> [Work to complete] Leave out the pictures, and retype only the lines from the beginning of the material through the line that contains "import pandas as pd", including both.

> [Data segment]

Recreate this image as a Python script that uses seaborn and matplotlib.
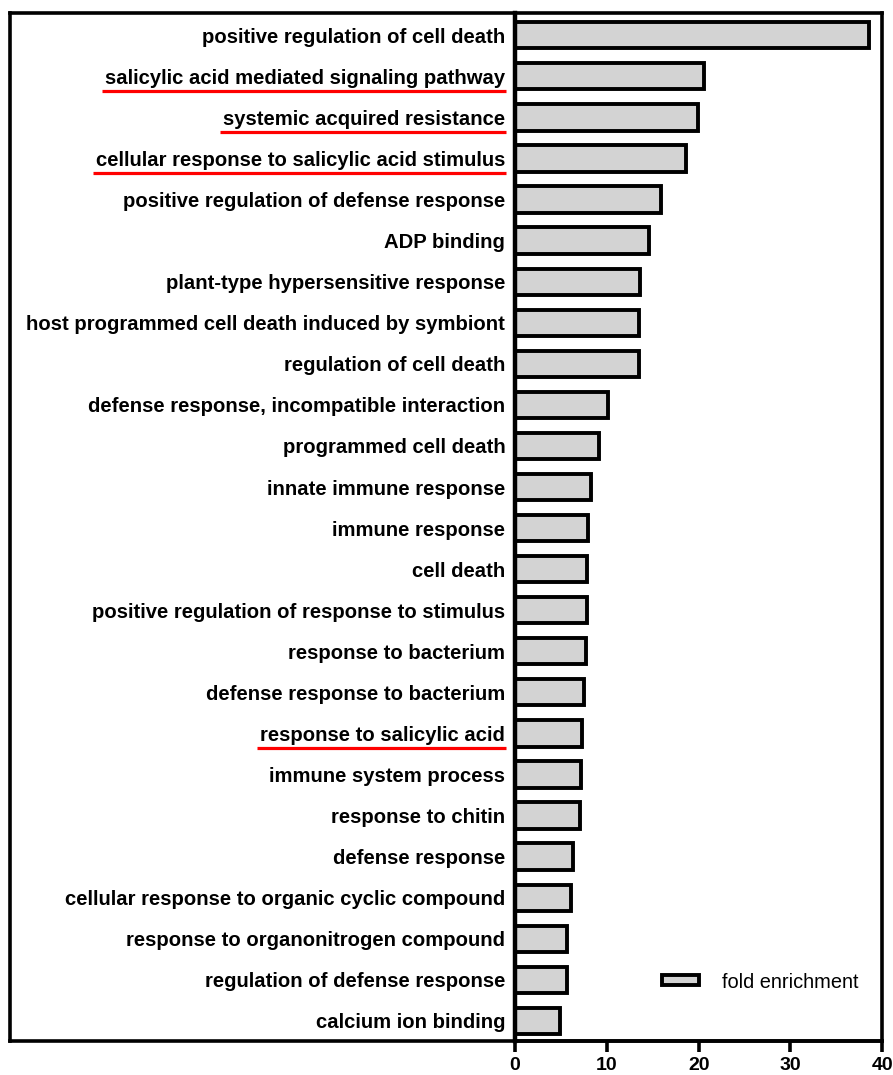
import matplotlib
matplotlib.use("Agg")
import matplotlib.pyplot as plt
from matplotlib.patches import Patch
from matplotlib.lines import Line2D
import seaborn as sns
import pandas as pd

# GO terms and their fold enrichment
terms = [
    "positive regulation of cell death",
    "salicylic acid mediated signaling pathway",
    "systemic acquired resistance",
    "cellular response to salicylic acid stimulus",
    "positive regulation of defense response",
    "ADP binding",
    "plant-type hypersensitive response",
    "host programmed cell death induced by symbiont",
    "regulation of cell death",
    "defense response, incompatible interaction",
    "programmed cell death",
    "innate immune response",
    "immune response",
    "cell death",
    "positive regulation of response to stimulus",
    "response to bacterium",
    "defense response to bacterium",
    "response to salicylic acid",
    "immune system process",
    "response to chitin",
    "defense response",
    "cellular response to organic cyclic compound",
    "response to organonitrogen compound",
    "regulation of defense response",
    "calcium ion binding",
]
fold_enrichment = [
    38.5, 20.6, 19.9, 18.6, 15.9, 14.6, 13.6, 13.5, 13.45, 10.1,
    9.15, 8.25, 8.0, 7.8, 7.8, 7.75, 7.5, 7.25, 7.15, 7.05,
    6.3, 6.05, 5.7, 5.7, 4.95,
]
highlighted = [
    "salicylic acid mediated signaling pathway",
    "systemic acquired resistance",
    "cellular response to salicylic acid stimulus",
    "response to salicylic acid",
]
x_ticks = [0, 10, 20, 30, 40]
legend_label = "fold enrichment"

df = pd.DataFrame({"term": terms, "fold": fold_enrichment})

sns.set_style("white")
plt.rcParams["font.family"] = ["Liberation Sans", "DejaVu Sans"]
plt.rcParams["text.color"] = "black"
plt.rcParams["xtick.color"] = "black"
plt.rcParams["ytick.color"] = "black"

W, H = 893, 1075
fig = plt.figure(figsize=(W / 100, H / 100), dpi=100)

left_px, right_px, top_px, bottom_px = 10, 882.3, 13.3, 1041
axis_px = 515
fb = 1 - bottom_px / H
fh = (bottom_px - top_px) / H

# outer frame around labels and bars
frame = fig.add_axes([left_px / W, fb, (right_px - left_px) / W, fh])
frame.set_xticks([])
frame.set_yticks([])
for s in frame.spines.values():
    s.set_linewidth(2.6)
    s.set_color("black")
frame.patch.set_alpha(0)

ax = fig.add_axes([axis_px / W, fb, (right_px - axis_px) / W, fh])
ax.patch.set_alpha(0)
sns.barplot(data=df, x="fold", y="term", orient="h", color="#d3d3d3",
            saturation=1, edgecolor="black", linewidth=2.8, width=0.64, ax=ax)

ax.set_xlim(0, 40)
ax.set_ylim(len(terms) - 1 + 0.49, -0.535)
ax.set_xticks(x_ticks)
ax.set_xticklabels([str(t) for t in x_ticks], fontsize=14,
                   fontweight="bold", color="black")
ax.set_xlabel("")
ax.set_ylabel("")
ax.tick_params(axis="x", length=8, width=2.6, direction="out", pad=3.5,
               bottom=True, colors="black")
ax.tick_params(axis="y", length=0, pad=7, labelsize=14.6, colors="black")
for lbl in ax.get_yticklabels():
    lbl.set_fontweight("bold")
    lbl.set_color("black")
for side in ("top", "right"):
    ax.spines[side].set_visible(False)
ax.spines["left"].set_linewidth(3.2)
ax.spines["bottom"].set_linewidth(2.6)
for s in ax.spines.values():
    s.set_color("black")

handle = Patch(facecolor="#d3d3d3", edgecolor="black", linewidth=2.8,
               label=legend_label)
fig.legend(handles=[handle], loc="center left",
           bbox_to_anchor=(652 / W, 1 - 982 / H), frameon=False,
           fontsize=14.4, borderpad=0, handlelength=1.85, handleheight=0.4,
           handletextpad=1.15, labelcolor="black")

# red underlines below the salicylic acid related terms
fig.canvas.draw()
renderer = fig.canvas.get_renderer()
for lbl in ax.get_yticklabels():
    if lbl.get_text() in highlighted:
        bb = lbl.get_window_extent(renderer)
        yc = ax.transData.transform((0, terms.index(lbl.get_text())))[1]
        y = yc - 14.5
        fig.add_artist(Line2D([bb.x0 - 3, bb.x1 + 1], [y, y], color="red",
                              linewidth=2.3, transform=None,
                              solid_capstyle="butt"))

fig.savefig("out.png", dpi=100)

> [Expected answer]
Recreate this image as a Python script that uses seaborn and matplotlib.
import matplotlib
matplotlib.use("Agg")
import matplotlib.pyplot as plt
from matplotlib.patches import Patch
from matplotlib.lines import Line2D
import seaborn as sns
import pandas as pd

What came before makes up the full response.